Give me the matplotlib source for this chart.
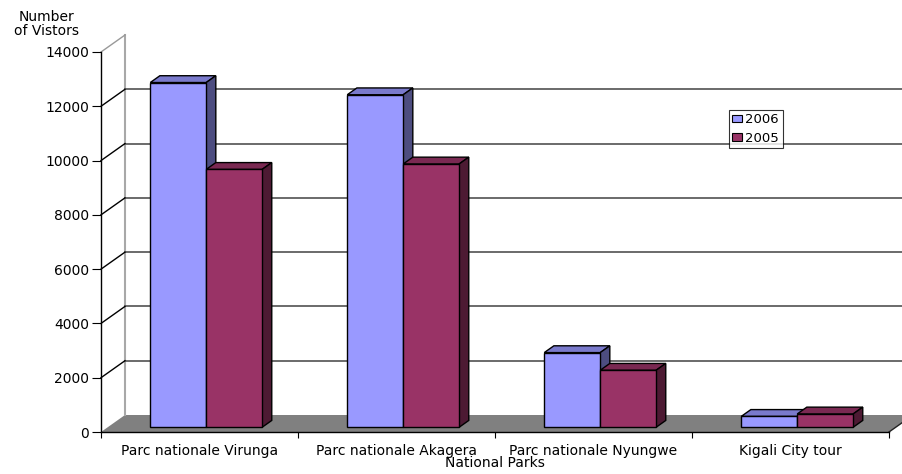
import matplotlib
matplotlib.use("Agg")
import matplotlib.pyplot as plt
from matplotlib.patches import Polygon, Patch
from matplotlib.lines import Line2D
from matplotlib.transforms import IdentityTransform
import numpy as np

# visitors per park
parks = ["Parc nationale Virunga", "Parc nationale Akagera", "Parc nationale Nyungwe", "Kigali City tour"]
visitors_2006 = [12700, 12250, 2750, 400]
visitors_2005 = [9500, 9700, 2100, 490]
years = ["2006", "2005"]
y_ticks = list(range(0, 14001, 2000))

# front / top / side shades for each series
shades = {
    "2006": ("#9999ff", "#7a7acc", "#4d4d80"),
    "2005": ("#993366", "#7a2952", "#4d1a33"),
}

DX, DY = 24, 17          # pixel offset of the back wall
D0, D1 = 0.28, 0.68      # depth span of the bars
BAR_W = 0.284

fig = plt.figure(figsize=(9.02, 4.74), dpi=100)
ax = fig.add_axes([101 / 902, 42 / 474, 788 / 902, 380 / 474])
ax.set_xlim(-0.5, 3.5)
ax.set_ylim(0, 14000)
ax.patch.set_visible(False)

ident = IdentityTransform()


def pt(x, v, d):
    px, py = ax.transData.transform((x, v))
    return (px + DX * d, py + DY * d)


def face(points, color, z, ec="black", lw=1.0):
    ax.add_patch(Polygon(points, closed=True, facecolor=color, edgecolor=ec,
                         linewidth=lw, transform=ident, clip_on=False, zorder=z))


def line(p, q, color, lw=1.0, z=0.7):
    ax.add_line(Line2D([p[0], q[0]], [p[1], q[1]], color=color, linewidth=lw,
                       transform=ident, clip_on=False, zorder=z))


# floor
face([pt(-0.5, 0, 0), pt(3.5, 0, 0), pt(3.5, 0, 1), pt(-0.5, 0, 1)], "#808080", 0.5, ec="none")
line(pt(3.5, 0, 0), pt(3.5, 0, 1), "#222222", 1.0)

# back wall and side wall grid
line(pt(-0.5, 0, 1), pt(-0.5, 14000, 1), "#a8a8a8", 1.5, 0.6)
for v in y_ticks[1:-1]:
    line(pt(-0.5, v, 1), pt(3.5, v, 1), "#6a6a6a", 1.4, 0.6)
for v in y_ticks[1:]:
    line(pt(-0.5, v, 0), pt(-0.5, v, 1), "#999999" if v == y_ticks[-1] else "black", 1.0, 0.7)


def bar3d(x0, x1, v, year, z):
    front, top, side = shades[year]
    face([pt(x0, v, D0), pt(x1, v, D0), pt(x1, v, D1), pt(x0, v, D1)], top, z)
    face([pt(x1, 0, D0), pt(x1, 0, D1), pt(x1, v, D1), pt(x1, v, D0)], side, z)
    face([pt(x0, 0, D0), pt(x1, 0, D0), pt(x1, v, D0), pt(x0, v, D0)], front, z)


for i in range(len(parks)):
    bar3d(i - BAR_W, i, visitors_2006[i], "2006", 1 + i * 0.1)
    bar3d(i, i + BAR_W, visitors_2005[i], "2005", 1.05 + i * 0.1)

# axes
for s in ["top", "right"]:
    ax.spines[s].set_visible(False)
for s in ["left", "bottom"]:
    ax.spines[s].set_linewidth(1.0)
ax.set_yticks(y_ticks)
ax.tick_params(axis="y", direction="out", length=6.5, width=0.8, pad=2, labelsize=10)
ax.set_xticks(range(len(parks)))
ax.set_xticklabels(parks)
ax.set_xticks(np.arange(-0.5, 3.6, 1), minor=True)
ax.tick_params(axis="x", which="major", length=0, pad=8.5, labelsize=10)
ax.tick_params(axis="x", which="minor", direction="out", length=4.5, width=0.8)
ax.set_xlabel("National Parks", fontsize=10, labelpad=-1)

fig.text(47 / 902, 1 - 24 / 474, "Number\nof Vistors", ha="center", va="center",
         fontsize=10, linespacing=1.05)

handles = [Patch(facecolor=shades[y][0], edgecolor="black", linewidth=0.8) for y in years]
leg = fig.legend(handles, years, loc="upper left", bbox_to_anchor=(729 / 902, 1 - 110 / 474),
                 frameon=True, fancybox=False, edgecolor="black", fontsize=9.5,
                 borderpad=0.25, handlelength=0.7, handleheight=0.5, handletextpad=0.3,
                 labelspacing=0.4, borderaxespad=0)
leg.get_frame().set_linewidth(0.8)

fig.savefig("out.png", dpi=100)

Task to complete
Quote, please, every line of the material above from its start through the line that has "ax.patch.set_visible(False)", reproducing the words exactly and dropping any images.

Worked solution
Give me the matplotlib source for this chart.
import matplotlib
matplotlib.use("Agg")
import matplotlib.pyplot as plt
from matplotlib.patches import Polygon, Patch
from matplotlib.lines import Line2D
from matplotlib.transforms import IdentityTransform
import numpy as np

# visitors per park
parks = ["Parc nationale Virunga", "Parc nationale Akagera", "Parc nationale Nyungwe", "Kigali City tour"]
visitors_2006 = [12700, 12250, 2750, 400]
visitors_2005 = [9500, 9700, 2100, 490]
years = ["2006", "2005"]
y_ticks = list(range(0, 14001, 2000))

# front / top / side shades for each series
shades = {
    "2006": ("#9999ff", "#7a7acc", "#4d4d80"),
    "2005": ("#993366", "#7a2952", "#4d1a33"),
}

DX, DY = 24, 17          # pixel offset of the back wall
D0, D1 = 0.28, 0.68      # depth span of the bars
BAR_W = 0.284

fig = plt.figure(figsize=(9.02, 4.74), dpi=100)
ax = fig.add_axes([101 / 902, 42 / 474, 788 / 902, 380 / 474])
ax.set_xlim(-0.5, 3.5)
ax.set_ylim(0, 14000)
ax.patch.set_visible(False)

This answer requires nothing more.